La musica è il posto dove le bugie non reggono più di quattro battute. O suoni, o fai scena: il resto è arredamento. Io ci abito dentro—tra sala prove, palco e control room—e ogni volta che spengo le luci capisco che tutto il resto della mia vita è un tentativo di tornare a quel punto esatto in cui il tempo si mette al passo col cuore.

Con i Proclama la canzone è un attrezzo affilato: pop-rock che non chiede permesso, arrangiamenti che tengono insieme pancia e ingegneria. Tagliamo dove suona giusto, non dove conviene. Con gli Electric Blue giro l’Europa a celebrare i Cranberries: Elvis alla batteria che respira come un metronomo vivo, Aldo al basso che è una strada maestra, Ilaria alla voce che non imita—traduce. Ogni città sposta appena l’accento: a Galway il pubblico canta più forte di noi, a Bremen ascoltano con una disciplina quasi religiosa, a Cardiff si balla sui ritornelli come se fosse un dovere civico. È lì che capisci perché i palchi esistono: per vedere persone sconosciute diventare una banda sola, per tre minuti.

Lo studio è il mio laboratorio a luci basse. Mac Studio come torre di controllo, conversione Antelope Orion 32 Gen3 per tenere tutto sincero, sessioni su Cubase e Pro Tools a seconda della guerra da combattere. La batteria entra pulita, spesso con il Midas MR18 quando serve velocità; il resto passa da una patchbay ordinata come un quaderno di terza elementare. Lavoro molto in the box: FabFilter Pro-Q3 per togliere l’aria che non serve, gate Steinberg quando il rullante va educato, Waves CLA-76 a mordere senza stropicciare, Lindell 80 Channel e Waves SSL E-Channel per dare ossa e pelle. Ho UAD Spark sempre acceso come una credenza di famiglia: non tutto serve, ma quello che serve è lì.

La chitarra è un patto con l’elettricità. Fractal FM9 per i palchi lunghi e i check corti: preset “Clean Irish” con un delay corto che respira, “Crunch Modern” che esce dagli arpeggi senza gridare, “Lead Air” con un boost educato: tre suoni, il resto è mano. Nessun trucco, solo qualche trick imparato per strada: accordare quando nessuno guarda, suonare più piano quando vuoi sembrare più forte, lasciare spazio al cantante come si lascia corsia a un’ambulanza.
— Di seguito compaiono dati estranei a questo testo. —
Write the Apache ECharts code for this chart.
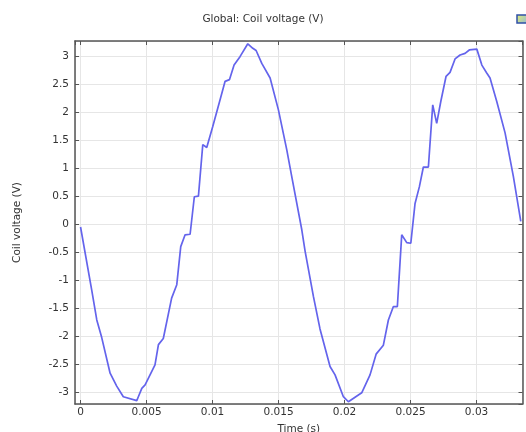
<!DOCTYPE html>
<html>
<head>
<meta charset="utf-8">
<script src="https://cdn.jsdelivr.net/npm/echarts@6/dist/echarts.min.js"></script>
<style>
  html, body { margin: 0; padding: 0; background: #fff; }
  #chart { width: 526px; height: 432px; }
</style>
</head>
<body>
<div id="chart"></div>
<script>
// Time samples (s) and coil voltage (V)
const timeS = [
  0, 0.00085, 0.00123, 0.0016, 0.00224, 0.00274, 0.00324, 0.00426, 0.00438, 0.00464,
  0.00489, 0.00564, 0.0059, 0.00627, 0.0069, 0.00729, 0.00759, 0.00792, 0.0083, 0.00862,
  0.00893, 0.00926, 0.00956, 0.01001, 0.01057, 0.01095, 0.01128, 0.01163, 0.01208, 0.01267,
  0.01305, 0.0133, 0.01373, 0.01436, 0.01499, 0.01562, 0.016, 0.01676, 0.01701, 0.01764,
  0.01814, 0.0189, 0.01928, 0.01991, 0.02029, 0.0213, 0.02193, 0.02239, 0.02294, 0.02332,
  0.0237, 0.024, 0.02433, 0.02471, 0.02502, 0.02534, 0.02567, 0.02597, 0.02635, 0.02668,
  0.02698, 0.02729, 0.02769, 0.02799, 0.02837, 0.02875, 0.02913, 0.02945, 0.03002, 0.0304,
  0.03077, 0.03102, 0.03153, 0.03216, 0.03279, 0.03335
];
const coilVoltage = [
  -0.05, -1.18, -1.71, -2.02, -2.66, -2.89, -3.08, -3.15, -3.08, -2.93,
  -2.87, -2.51, -2.15, -2.04, -1.32, -1.08, -0.40, -0.19, -0.18, 0.49,
  0.50, 1.42, 1.37, 1.74, 2.22, 2.55, 2.58, 2.84, 2.99, 3.22,
  3.14, 3.10, 2.87, 2.61, 2.04, 1.33, 0.85, -0.10, -0.48, -1.29,
  -1.87, -2.54, -2.69, -3.08, -3.17, -3.01, -2.69, -2.32, -2.16, -1.71,
  -1.47, -1.47, -0.19, -0.33, -0.34, 0.37, 0.67, 1.02, 1.02, 2.13,
  1.80, 2.19, 2.64, 2.71, 2.95, 3.02, 3.05, 3.11, 3.125, 2.84,
  2.70, 2.61, 2.19, 1.63, 0.85, 0.05
];

const xRange = [-0.00042, 0.03348];
const yRange = [-3.21, 3.27];

const FONT = 'DejaVu Sans';
const textColor = '#333';
const frameColor = '#555';

const points = timeS.map((t, i) => [t, coilVoltage[i]]);

const chart = echarts.init(document.getElementById('chart'), null, { renderer: 'canvas' });

const labelStyle = { color: textColor, fontFamily: FONT, fontSize: 10.5 };

chart.setOption({
  animation: false,
  backgroundColor: '#fff',
  title: {
    text: 'Global: Coil voltage (V)',
    left: 'center',
    top: 9,
    textStyle: { color: textColor, fontFamily: FONT, fontSize: 10.5, fontWeight: 'normal' }
  },
  grid: { left: 75, top: 41, right: 3.5, bottom: 28, containLabel: false, outerBoundsMode: 'none' },
  xAxis: [
    {
      type: 'value',
      min: xRange[0], max: xRange[1],
      splitNumber: 7,
      name: 'Time (s)',
      nameLocation: 'middle',
      nameGap: 20,
      nameTextStyle: { color: textColor, fontFamily: FONT, fontSize: 10.5 },
      axisLine: { show: true, onZero: false, lineStyle: { color: frameColor, width: 1.5 } },
      axisTick: { show: true, inside: true, length: 4, lineStyle: { color: frameColor } },
      axisLabel: Object.assign({ margin: 3, showMinLabel: false, showMaxLabel: false }, labelStyle),
      splitLine: { show: true, lineStyle: { color: '#e6e6e6', width: 1 } }
    },
    {
      type: 'value',
      position: 'top',
      min: xRange[0], max: xRange[1],
      splitNumber: 7,
      axisLine: { show: true, onZero: false, lineStyle: { color: frameColor, width: 1.5 } },
      axisTick: { show: true, inside: true, length: 4, lineStyle: { color: frameColor } },
      axisLabel: { show: false },
      splitLine: { show: false }
    }
  ],
  yAxis: [
    {
      type: 'value',
      min: yRange[0], max: yRange[1],
      splitNumber: 12,
      name: 'Coil voltage (V)',
      nameLocation: 'middle',
      nameGap: 52,
      nameTextStyle: { color: textColor, fontFamily: FONT, fontSize: 10.5 },
      axisLine: { show: true, onZero: false, lineStyle: { color: frameColor, width: 1.5 } },
      axisTick: { show: true, inside: true, length: 4, lineStyle: { color: frameColor } },
      axisLabel: Object.assign({ margin: 6, showMinLabel: false, showMaxLabel: false }, labelStyle),
      splitLine: { show: true, lineStyle: { color: '#e6e6e6', width: 1 } }
    },
    {
      type: 'value',
      position: 'right',
      min: yRange[0], max: yRange[1],
      splitNumber: 12,
      axisLine: { show: true, onZero: false, lineStyle: { color: frameColor, width: 1.5 } },
      axisTick: { show: true, inside: true, length: 4, lineStyle: { color: frameColor } },
      axisLabel: { show: false },
      splitLine: { show: false }
    }
  ],
  series: [
    {
      type: 'line',
      xAxisIndex: 0,
      yAxisIndex: 0,
      data: points,
      showSymbol: false,
      symbol: 'none',
      smooth: false,
      clip: true,
      lineStyle: { color: '#6464ec', width: 1.7 }
    }
  ],
  graphic: [
    {
      type: 'rect',
      shape: { x: 517, y: 15, width: 10, height: 8 },
      style: {
        fill: new echarts.graphic.LinearGradient(0, 0, 1, 1, [
          { offset: 0, color: '#e8f070' },
          { offset: 1, color: '#8fb8d8' }
        ]),
        stroke: '#3050a8',
        lineWidth: 1.5
      },
      silent: true
    }
  ]
});
</script>
</body>
</html>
Produrre significa scegliere cosa non registrare. I pezzi pop-rock che escono dallo studio non sono mai una collezione di plugin: sono una stanza che respira. Prima porto le canzoni in piedi—voce e chitarra, metronomo basso, due idee chiare. Poi metto insieme la spina dorsale: cassa e rullante al centro, basso a legare, chitarre come finestre, tastiere come luce che entra di lato. Alla voce di Ilaria tolgo perdono e aggiungo presenza: se una sillaba non regge a nudo, non la salverà nessun riverbero. Le clip le monto come piccoli racconti: dieci, venti secondi, la verità prima, il trucco dopo. Il calendario dei live non è un’agenda, è un ritmo vitale: prova, palco, ferri in custodia, ritorno a casa con le orecchie che ancora cantano.

La verità? In musica la libertà non è “suonare tutto”: è scegliere il necessario e difenderlo con una certa eleganza spietata. La setlist è una dichiarazione politica: cosa metti all’inizio dice chi sei, cosa lasci fuori dice quanto coraggio ti è rimasto. E se vuoi un numero, eccolo: una canzone funziona quando, finito il take, nessuno ha voglia di parlare. Le metriche essenziali sono il silenzio in regia, la pelle d’oca che non sai spiegare, il messaggio dopo il concerto: “quel brano nuovo mi ha sistemato la giornata”.

Dentro la creatività si sta così: mezzo secondo di vertigine, poi disciplina. Si ascolta più di quanto si suoni, si taglia più di quanto si aggiunga, si lascia che il pezzo diventi quello che è venuto a diventare. È un atto di modestia feroce. La musica ti educa alla realtà come poche altre cose: se sbagli, si sente; se fai il furbo, si vede; se ami, si capisce. Ecco perché, quando qualcuno mi chiede perché continuo, non ho una risposta elegante. Alzo il volume, attacco il jack, conto quattro. Il resto, se vale, si registra.